In any organisation, formal rules designed to achieve an outcome (such as compliance) are underpinned by informal rules and values. If those informal rules and values are not consistent with the formal rules and staff do not follow the formal rules the outcome will not be achieved.
An article in the NY Times recounts how Bernard Madoff’s bank did not report his suspicious activity because of “a huge bureaucracy where employees stuck to their own silos and did not communicate well with others. … Many people simply filled out and filed forms, oblivious to what those forms might, or might not, indicate.”
The article goes on:
“… JPMorgan had a requirement that a “client relationship manager” certify every year that each client complied with all “legal and regulatory-based policies.” This was no doubt viewed as a tiresome and routine requirement, both by the bankers who did the certifying and by the people in the compliance department who collected the certifications.

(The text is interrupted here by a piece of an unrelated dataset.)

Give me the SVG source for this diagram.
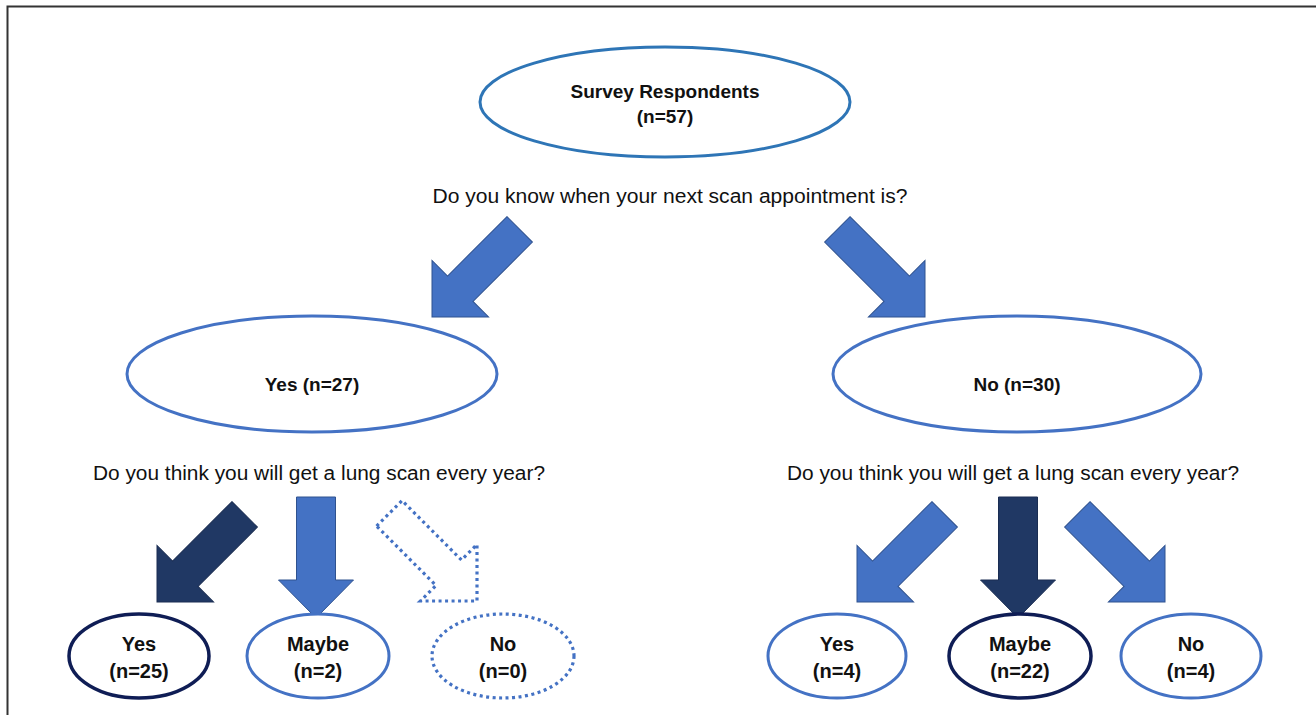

“In March 2009… the Madoff relationship manager “received a form letter from JPMC’s compliance function asking him to certify the client relationship again.”
Evidently, whoever sent out that letter did not read it after a computer generated it. Or perhaps that person had somehow missed the report that Mr Madoff had been arrested on Dec. 11, 2008.”
Whether the failure to check out suspicious activity was based on a desire to protect fees or because of mis-placed trust or because of negligence, the formal rules were ignored and were ineffective.